What to produce –
Without the pictures, return all of the material exactly as written.

## Start Data segment

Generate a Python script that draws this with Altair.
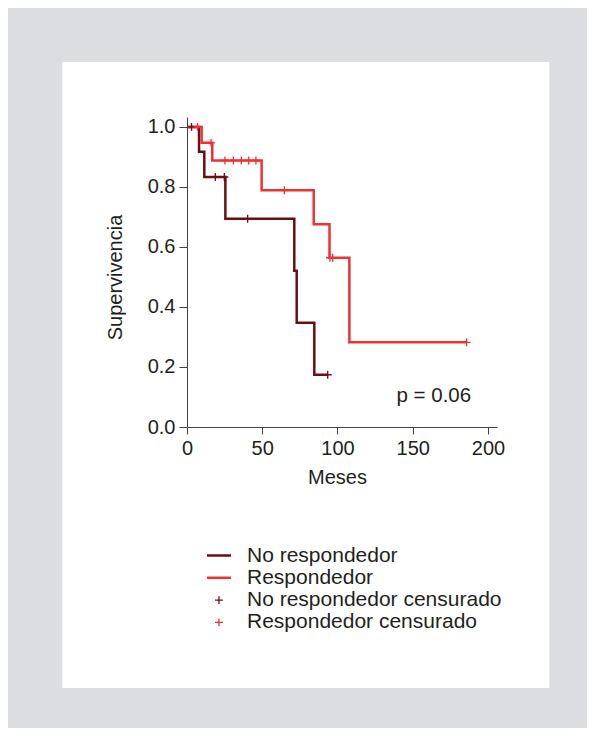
import altair as alt
import pandas as pd

# Kaplan-Meier step data (months, survival)
nr_t = [0, 8, 11.5, 25.5, 71.3, 72.9, 84.6, 93.5]
nr_s = [1.0, 0.917, 0.833, 0.694, 0.521, 0.347, 0.174, 0.174]
r_t = [0, 9.7, 16.8, 49.6, 84.2, 94.7, 107.9, 185.8]
r_s = [1.0, 0.947, 0.888, 0.789, 0.676, 0.564, 0.282, 0.282]

# censored observations
nr_ct = [3, 18.8, 24.8, 40.3, 93.5]
nr_cs = [1.0, 0.833, 0.833, 0.694, 0.174]
r_ct = [7, 16, 25.2, 30.8, 36.1, 41, 45.8, 64.7, 95, 96.8, 185.8]
r_cs = [1.0, 0.947, 0.888, 0.888, 0.888, 0.888, 0.888, 0.789, 0.564, 0.564, 0.282]

series = ["No respondedor", "Respondedor", "No respondedor censurado", "Respondedor censurado"]
DARK = "#6b0e14"
RED = "#ef3131"
FONT = "Liberation Sans"
TXT = "#231f20"
FS_AX = 20
FS_TX = 20.5
FS_LEG = 21

lines = pd.DataFrame(
    [{"t": t, "s": s, "serie": series[0], "o": i} for i, (t, s) in enumerate(zip(nr_t, nr_s))]
    + [{"t": t, "s": s, "serie": series[1], "o": i} for i, (t, s) in enumerate(zip(r_t, r_s))]
)
cens = pd.DataFrame(
    [{"t": t, "s": s, "serie": series[2]} for t, s in zip(nr_ct, nr_cs)]
    + [{"t": t, "s": s, "serie": series[3]} for t, s in zip(r_ct, r_cs)]
)
ptxt = pd.DataFrame({"t": [164], "s": [0.083], "label": ["p = 0.06"]})

xs = alt.Scale(domain=[0, 206], nice=False, zero=False)
ys = alt.Scale(domain=[0, 1.033], nice=False, zero=False)

xaxis = alt.Axis(values=[0, 50, 100, 150, 200], title="Meses", grid=False, zindex=1,
                 labelFlush=False,
                 tickSize=7, labelPadding=4, labelFontSize=FS_AX, titleFontSize=FS_AX,
                 titleFontWeight="normal", titleX=150, titleY=56,
                 titleBaseline="alphabetic", titleAlign="center",
                 labelFont=FONT, titleFont=FONT, labelColor=TXT,
                 titleColor=TXT, domainColor="#444", tickColor="#444")
yaxis = alt.Axis(values=[0, 0.2, 0.4, 0.6, 0.8, 1.0], format=".1f", title="Supervivencia",
                 grid=False, zindex=1, labelFlush=False, tickSize=8, labelPadding=4,
                 labelFontSize=FS_AX,
                 titleFontSize=FS_AX, titleFontWeight="normal", titleX=-66, titleY=160,
                 titleAngle=270, titleAlign="center", titleBaseline="alphabetic",
                 labelFont=FONT, titleFont=FONT, labelColor=TXT,
                 titleColor=TXT, domainColor="#444", tickColor="#444")

panel = alt.Chart(pd.DataFrame({"a": [0]})).mark_rect(color="white").encode(
    x=alt.value(-124.7), x2=alt.value(362.3), y=alt.value(-55), y2=alt.value(571)
)

line_layer = alt.Chart(lines).mark_line(interpolate="step-after", strokeWidth=2.5).encode(
    x=alt.X("t:Q", scale=xs, axis=xaxis),
    y=alt.Y("s:Q", scale=ys, axis=yaxis),
    stroke=alt.Stroke("serie:N", scale=alt.Scale(domain=series[:2], range=[DARK, RED]), legend=None),
    order="o:Q",
)

LINE_PATH = "M-1,-0.105H1V0.105H-1Z"
PLUS_PATH = "M-0.33,-0.055H0.33V0.055H-0.33ZM-0.055,-0.33H0.055V0.33H-0.055Z"

leg = dict(title=None, orient="none", legendX=20, legendY=426.5,
           symbolSize=576, labelFontSize=FS_LEG, labelFont=FONT,
           labelColor=TXT, labelOffset=16, rowPadding=0.3,
           padding=0, symbolStrokeWidth=0, labelLimit=400)

point_layer = alt.Chart(cens).mark_point(filled=True, size=576, strokeWidth=0, opacity=1).encode(
    x=alt.X("t:Q", scale=xs),
    y=alt.Y("s:Q", scale=ys),
    color=alt.Color("serie:N", scale=alt.Scale(domain=series, range=[DARK, RED, DARK, RED]),
                    legend=alt.Legend(**leg)),
    shape=alt.Shape("serie:N", scale=alt.Scale(domain=series,
                                               range=[LINE_PATH, LINE_PATH, PLUS_PATH, PLUS_PATH]),
                    legend=alt.Legend(**leg)),
)

text_layer = alt.Chart(ptxt).mark_text(fontSize=FS_TX, font=FONT, color=TXT,
                                       align="center", baseline="alphabetic").encode(
    x=alt.X("t:Q", scale=xs), y=alt.Y("s:Q", scale=ys), text="label:N"
)

chart = alt.layer(panel, line_layer, point_layer, text_layer).properties(
    width=310, height=310,
    padding={"left": 179, "top": 109, "right": 90, "bottom": 301},
    autosize=alt.AutoSizeParams(type="none"),
).configure(background="#dcdde0").configure_view(stroke=None)

chart.save("out.html", embed_options={"renderer": "svg", "actions": False})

## End Data segment

Solution to this exercise –
Generate a Python script that draws this with Altair.
import altair as alt
import pandas as pd

# Kaplan-Meier step data (months, survival)
nr_t = [0, 8, 11.5, 25.5, 71.3, 72.9, 84.6, 93.5]
nr_s = [1.0, 0.917, 0.833, 0.694, 0.521, 0.347, 0.174, 0.174]
r_t = [0, 9.7, 16.8, 49.6, 84.2, 94.7, 107.9, 185.8]
r_s = [1.0, 0.947, 0.888, 0.789, 0.676, 0.564, 0.282, 0.282]

# censored observations
nr_ct = [3, 18.8, 24.8, 40.3, 93.5]
nr_cs = [1.0, 0.833, 0.833, 0.694, 0.174]
r_ct = [7, 16, 25.2, 30.8, 36.1, 41, 45.8, 64.7, 95, 96.8, 185.8]
r_cs = [1.0, 0.947, 0.888, 0.888, 0.888, 0.888, 0.888, 0.789, 0.564, 0.564, 0.282]

series = ["No respondedor", "Respondedor", "No respondedor censurado", "Respondedor censurado"]
DARK = "#6b0e14"
RED = "#ef3131"
FONT = "Liberation Sans"
TXT = "#231f20"
FS_AX = 20
FS_TX = 20.5
FS_LEG = 21

lines = pd.DataFrame(
    [{"t": t, "s": s, "serie": series[0], "o": i} for i, (t, s) in enumerate(zip(nr_t, nr_s))]
    + [{"t": t, "s": s, "serie": series[1], "o": i} for i, (t, s) in enumerate(zip(r_t, r_s))]
)
cens = pd.DataFrame(
    [{"t": t, "s": s, "serie": series[2]} for t, s in zip(nr_ct, nr_cs)]
    + [{"t": t, "s": s, "serie": series[3]} for t, s in zip(r_ct, r_cs)]
)
ptxt = pd.DataFrame({"t": [164], "s": [0.083], "label": ["p = 0.06"]})

xs = alt.Scale(domain=[0, 206], nice=False, zero=False)
ys = alt.Scale(domain=[0, 1.033], nice=False, zero=False)

xaxis = alt.Axis(values=[0, 50, 100, 150, 200], title="Meses", grid=False, zindex=1,
                 labelFlush=False,
                 tickSize=7, labelPadding=4, labelFontSize=FS_AX, titleFontSize=FS_AX,
                 titleFontWeight="normal", titleX=150, titleY=56,
                 titleBaseline="alphabetic", titleAlign="center",
                 labelFont=FONT, titleFont=FONT, labelColor=TXT,
                 titleColor=TXT, domainColor="#444", tickColor="#444")
yaxis = alt.Axis(values=[0, 0.2, 0.4, 0.6, 0.8, 1.0], format=".1f", title="Supervivencia",
                 grid=False, zindex=1, labelFlush=False, tickSize=8, labelPadding=4,
                 labelFontSize=FS_AX,
                 titleFontSize=FS_AX, titleFontWeight="normal", titleX=-66, titleY=160,
                 titleAngle=270, titleAlign="center", titleBaseline="alphabetic",
                 labelFont=FONT, titleFont=FONT, labelColor=TXT,
                 titleColor=TXT, domainColor="#444", tickColor="#444")

panel = alt.Chart(pd.DataFrame({"a": [0]})).mark_rect(color="white").encode(
    x=alt.value(-124.7), x2=alt.value(362.3), y=alt.value(-55), y2=alt.value(571)
)

line_layer = alt.Chart(lines).mark_line(interpolate="step-after", strokeWidth=2.5).encode(
    x=alt.X("t:Q", scale=xs, axis=xaxis),
    y=alt.Y("s:Q", scale=ys, axis=yaxis),
    stroke=alt.Stroke("serie:N", scale=alt.Scale(domain=series[:2], range=[DARK, RED]), legend=None),
    order="o:Q",
)

LINE_PATH = "M-1,-0.105H1V0.105H-1Z"
PLUS_PATH = "M-0.33,-0.055H0.33V0.055H-0.33ZM-0.055,-0.33H0.055V0.33H-0.055Z"

leg = dict(title=None, orient="none", legendX=20, legendY=426.5,
           symbolSize=576, labelFontSize=FS_LEG, labelFont=FONT,
           labelColor=TXT, labelOffset=16, rowPadding=0.3,
           padding=0, symbolStrokeWidth=0, labelLimit=400)

point_layer = alt.Chart(cens).mark_point(filled=True, size=576, strokeWidth=0, opacity=1).encode(
    x=alt.X("t:Q", scale=xs),
    y=alt.Y("s:Q", scale=ys),
    color=alt.Color("serie:N", scale=alt.Scale(domain=series, range=[DARK, RED, DARK, RED]),
                    legend=alt.Legend(**leg)),
    shape=alt.Shape("serie:N", scale=alt.Scale(domain=series,
                                               range=[LINE_PATH, LINE_PATH, PLUS_PATH, PLUS_PATH]),
                    legend=alt.Legend(**leg)),
)

text_layer = alt.Chart(ptxt).mark_text(fontSize=FS_TX, font=FONT, color=TXT,
                                       align="center", baseline="alphabetic").encode(
    x=alt.X("t:Q", scale=xs), y=alt.Y("s:Q", scale=ys), text="label:N"
)

chart = alt.layer(panel, line_layer, point_layer, text_layer).properties(
    width=310, height=310,
    padding={"left": 179, "top": 109, "right": 90, "bottom": 301},
    autosize=alt.AutoSizeParams(type="none"),
).configure(background="#dcdde0").configure_view(stroke=None)

chart.save("out.html", embed_options={"renderer": "svg", "actions": False})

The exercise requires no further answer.